### CHALLENGE
Strip the pictures and reproduce the rest of the listing exactly.

--- BEGIN ---

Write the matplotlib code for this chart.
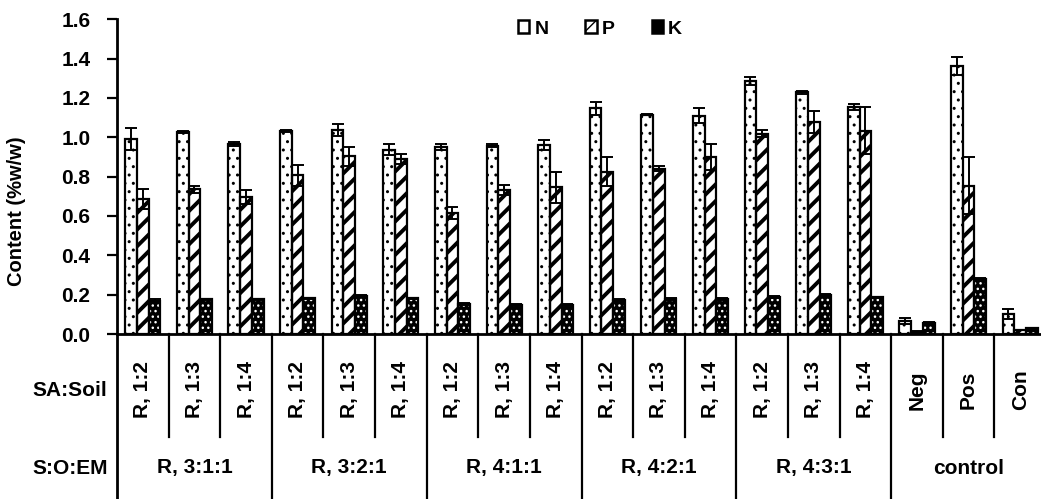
import matplotlib
matplotlib.use("Agg")
import matplotlib.pyplot as plt
import matplotlib.transforms as mtransforms
from matplotlib.patches import Patch
import numpy as np

plt.rcParams['font.family'] = ['Liberation Sans', 'DejaVu Sans']
plt.rcParams['font.weight'] = 'bold'

# treatment labels
sub_labels = ['R, 1:2', 'R, 1:3', 'R, 1:4'] * 5 + ['Neg', 'Pos', 'Con']
group_labels = ['R, 3:1:1', 'R, 3:2:1', 'R, 4:1:1', 'R, 4:2:1', 'R, 4:3:1', 'control']

# nutrient content (%w/w) and error
N = [0.99, 1.025, 0.966, 1.032, 1.039, 0.937, 0.951, 0.958, 0.961,
     1.147, 1.115, 1.110, 1.288, 1.229, 1.153, 0.066, 1.364, 0.103]
N_err = [0.055, 0.005, 0.010, 0.003, 0.030, 0.027, 0.013, 0.007, 0.024,
         0.033, 0.002, 0.037, 0.020, 0.007, 0.015, 0.014, 0.046, 0.026]
P = [0.686, 0.735, 0.695, 0.807, 0.903, 0.890, 0.615, 0.732, 0.746,
     0.825, 0.841, 0.900, 1.019, 1.078, 1.034, 0.012, 0.754, 0.020]
P_err = [0.050, 0.020, 0.035, 0.054, 0.050, 0.025, 0.030, 0.027, 0.078,
         0.073, 0.013, 0.064, 0.017, 0.058, 0.120, 0.002, 0.144, 0.002]
K = [0.168, 0.176, 0.176, 0.181, 0.193, 0.181, 0.151, 0.146, 0.146,
     0.173, 0.178, 0.178, 0.188, 0.200, 0.186, 0.058, 0.278, 0.029]
K_err = [0.010, 0.004, 0.004, 0.004, 0.005, 0.004, 0.006, 0.004, 0.004,
         0.004, 0.004, 0.004, 0.004, 0.004, 0.004, 0.003, 0.006, 0.003]

W, H = 1041, 499
fig = plt.figure(figsize=(W / 100, H / 100), dpi=100)
ax = fig.add_axes([117 / W, 1 - 334 / H, 929 / W, (334 - 19.3) / H])

x = np.arange(len(sub_labels))
bw = 0.227
lw = 1.6


def hatched_bar(xs, vals, face, edge, hatch, hlw):
    with plt.rc_context({'hatch.linewidth': hlw}):
        bars = ax.bar(xs, vals, bw, color=face, edgecolor=edge, hatch=hatch, linewidth=0, zorder=2)
    for b in bars:
        if hasattr(b, 'set_hatch_linewidth'):
            b.set_hatch_linewidth(hlw)
    return bars


# N: white with sparse dots
hatched_bar(x - bw, N, 'white', 'black', '..', 1.0)
ax.bar(x - bw, N, bw, color='none', edgecolor='black', linewidth=lw, zorder=3)
# P: thick diagonal stripes
hatched_bar(x, P, 'white', 'black', '//', 2.8)
ax.bar(x, P, bw, color='none', edgecolor='black', linewidth=lw, zorder=3)
# K: black with white dots
hatched_bar(x + bw, K, 'black', 'white', '...', 1.0)
ax.bar(x + bw, K, bw, color='none', edgecolor='black', linewidth=lw, zorder=3)

for xs, vals, err in [(x - bw, N, N_err), (x, P, P_err), (x + bw, K, K_err)]:
    ax.errorbar(xs, vals, yerr=err, fmt='none', ecolor='black',
                elinewidth=1.4, capsize=4, capthick=1.4, zorder=4)

ax.set_xlim(-0.5, len(sub_labels) - 0.5)
ax.set_ylim(0, 1.6)
ax.set_yticks(np.arange(0, 1.61, 0.2))
ax.set_yticklabels([f'{v:.1f}' for v in np.arange(0, 1.61, 0.2)])
ax.tick_params(axis='y', length=7, width=1.6, pad=12, labelsize=15)
ax.set_xticks([])
for s in ['top', 'right']:
    ax.spines[s].set_visible(False)
ax.spines['left'].set_linewidth(2)
ax.spines['bottom'].set_linewidth(2)

ax.set_ylabel('Content (%w/w)', fontsize=14.5, fontweight='bold')
ax.yaxis.set_label_coords(-91 / 929, 0.39)

# category table below the axis
trans = mtransforms.blended_transform_factory(ax.transData, ax.transAxes)
ax_h = 334 - 19.3
full_bot = -(H - 334) / ax_h
short_bot = -(437 - 334) / ax_h
ax.plot([-0.5, -0.5], [0, full_bot], color='black', lw=2, transform=trans, clip_on=False)
for b in range(1, len(sub_labels) + 1):
    bot = full_bot if b % 3 == 0 else short_bot
    ax.plot([b - 0.5, b - 0.5], [0, bot], color='black', lw=1.6,
            transform=trans, clip_on=False)

for xi, lab in zip(x, sub_labels):
    ax.text(xi, -(390 - 334) / ax_h, lab, rotation=90, ha='center', va='center',
            fontsize=15, fontweight='bold', transform=trans)
for g, lab in enumerate(group_labels):
    ax.text(3 * g + 1, -(468 - 334) / ax_h, lab, ha='center', va='center',
            fontsize=15, fontweight='bold', transform=trans)

fig.text(107 / W, 1 - 390 / H, 'SA:Soil', ha='right', va='center', fontsize=15, fontweight='bold')
fig.text(108 / W, 1 - 468 / H, 'S:O:EM', ha='right', va='center', fontsize=15, fontweight='bold')

handles = [Patch(facecolor='white', edgecolor='black', linewidth=1.8, label='N'),
           Patch(facecolor='white', edgecolor='black', hatch='//', linewidth=1.8, label='P'),
           Patch(facecolor='black', edgecolor='black', linewidth=1.8, label='K')]
ax.legend(handles=handles, loc='center', bbox_to_anchor=((600 - 117) / 929, 1 - (29 - 19.3) / ax_h),
          ncol=3, frameon=False, handlelength=0.6, handleheight=0.6,
          handletextpad=0.25, columnspacing=1.9, prop={'weight': 'bold', 'size': 14})

fig.savefig('out.png', dpi=100)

--- END ---

### WORKED ANSWER
Write the matplotlib code for this chart.
import matplotlib
matplotlib.use("Agg")
import matplotlib.pyplot as plt
import matplotlib.transforms as mtransforms
from matplotlib.patches import Patch
import numpy as np

plt.rcParams['font.family'] = ['Liberation Sans', 'DejaVu Sans']
plt.rcParams['font.weight'] = 'bold'

# treatment labels
sub_labels = ['R, 1:2', 'R, 1:3', 'R, 1:4'] * 5 + ['Neg', 'Pos', 'Con']
group_labels = ['R, 3:1:1', 'R, 3:2:1', 'R, 4:1:1', 'R, 4:2:1', 'R, 4:3:1', 'control']

# nutrient content (%w/w) and error
N = [0.99, 1.025, 0.966, 1.032, 1.039, 0.937, 0.951, 0.958, 0.961,
     1.147, 1.115, 1.110, 1.288, 1.229, 1.153, 0.066, 1.364, 0.103]
N_err = [0.055, 0.005, 0.010, 0.003, 0.030, 0.027, 0.013, 0.007, 0.024,
         0.033, 0.002, 0.037, 0.020, 0.007, 0.015, 0.014, 0.046, 0.026]
P = [0.686, 0.735, 0.695, 0.807, 0.903, 0.890, 0.615, 0.732, 0.746,
     0.825, 0.841, 0.900, 1.019, 1.078, 1.034, 0.012, 0.754, 0.020]
P_err = [0.050, 0.020, 0.035, 0.054, 0.050, 0.025, 0.030, 0.027, 0.078,
         0.073, 0.013, 0.064, 0.017, 0.058, 0.120, 0.002, 0.144, 0.002]
K = [0.168, 0.176, 0.176, 0.181, 0.193, 0.181, 0.151, 0.146, 0.146,
     0.173, 0.178, 0.178, 0.188, 0.200, 0.186, 0.058, 0.278, 0.029]
K_err = [0.010, 0.004, 0.004, 0.004, 0.005, 0.004, 0.006, 0.004, 0.004,
         0.004, 0.004, 0.004, 0.004, 0.004, 0.004, 0.003, 0.006, 0.003]

W, H = 1041, 499
fig = plt.figure(figsize=(W / 100, H / 100), dpi=100)
ax = fig.add_axes([117 / W, 1 - 334 / H, 929 / W, (334 - 19.3) / H])

x = np.arange(len(sub_labels))
bw = 0.227
lw = 1.6


def hatched_bar(xs, vals, face, edge, hatch, hlw):
    with plt.rc_context({'hatch.linewidth': hlw}):
        bars = ax.bar(xs, vals, bw, color=face, edgecolor=edge, hatch=hatch, linewidth=0, zorder=2)
    for b in bars:
        if hasattr(b, 'set_hatch_linewidth'):
            b.set_hatch_linewidth(hlw)
    return bars


# N: white with sparse dots
hatched_bar(x - bw, N, 'white', 'black', '..', 1.0)
ax.bar(x - bw, N, bw, color='none', edgecolor='black', linewidth=lw, zorder=3)
# P: thick diagonal stripes
hatched_bar(x, P, 'white', 'black', '//', 2.8)
ax.bar(x, P, bw, color='none', edgecolor='black', linewidth=lw, zorder=3)
# K: black with white dots
hatched_bar(x + bw, K, 'black', 'white', '...', 1.0)
ax.bar(x + bw, K, bw, color='none', edgecolor='black', linewidth=lw, zorder=3)

for xs, vals, err in [(x - bw, N, N_err), (x, P, P_err), (x + bw, K, K_err)]:
    ax.errorbar(xs, vals, yerr=err, fmt='none', ecolor='black',
                elinewidth=1.4, capsize=4, capthick=1.4, zorder=4)

ax.set_xlim(-0.5, len(sub_labels) - 0.5)
ax.set_ylim(0, 1.6)
ax.set_yticks(np.arange(0, 1.61, 0.2))
ax.set_yticklabels([f'{v:.1f}' for v in np.arange(0, 1.61, 0.2)])
ax.tick_params(axis='y', length=7, width=1.6, pad=12, labelsize=15)
ax.set_xticks([])
for s in ['top', 'right']:
    ax.spines[s].set_visible(False)
ax.spines['left'].set_linewidth(2)
ax.spines['bottom'].set_linewidth(2)

ax.set_ylabel('Content (%w/w)', fontsize=14.5, fontweight='bold')
ax.yaxis.set_label_coords(-91 / 929, 0.39)

# category table below the axis
trans = mtransforms.blended_transform_factory(ax.transData, ax.transAxes)
ax_h = 334 - 19.3
full_bot = -(H - 334) / ax_h
short_bot = -(437 - 334) / ax_h
ax.plot([-0.5, -0.5], [0, full_bot], color='black', lw=2, transform=trans, clip_on=False)
for b in range(1, len(sub_labels) + 1):
    bot = full_bot if b % 3 == 0 else short_bot
    ax.plot([b - 0.5, b - 0.5], [0, bot], color='black', lw=1.6,
            transform=trans, clip_on=False)

for xi, lab in zip(x, sub_labels):
    ax.text(xi, -(390 - 334) / ax_h, lab, rotation=90, ha='center', va='center',
            fontsize=15, fontweight='bold', transform=trans)
for g, lab in enumerate(group_labels):
    ax.text(3 * g + 1, -(468 - 334) / ax_h, lab, ha='center', va='center',
            fontsize=15, fontweight='bold', transform=trans)

fig.text(107 / W, 1 - 390 / H, 'SA:Soil', ha='right', va='center', fontsize=15, fontweight='bold')
fig.text(108 / W, 1 - 468 / H, 'S:O:EM', ha='right', va='center', fontsize=15, fontweight='bold')

handles = [Patch(facecolor='white', edgecolor='black', linewidth=1.8, label='N'),
           Patch(facecolor='white', edgecolor='black', hatch='//', linewidth=1.8, label='P'),
           Patch(facecolor='black', edgecolor='black', linewidth=1.8, label='K')]
ax.legend(handles=handles, loc='center', bbox_to_anchor=((600 - 117) / 929, 1 - (29 - 19.3) / ax_h),
          ncol=3, frameon=False, handlelength=0.6, handleheight=0.6,
          handletextpad=0.25, columnspacing=1.9, prop={'weight': 'bold', 'size': 14})

fig.savefig('out.png', dpi=100)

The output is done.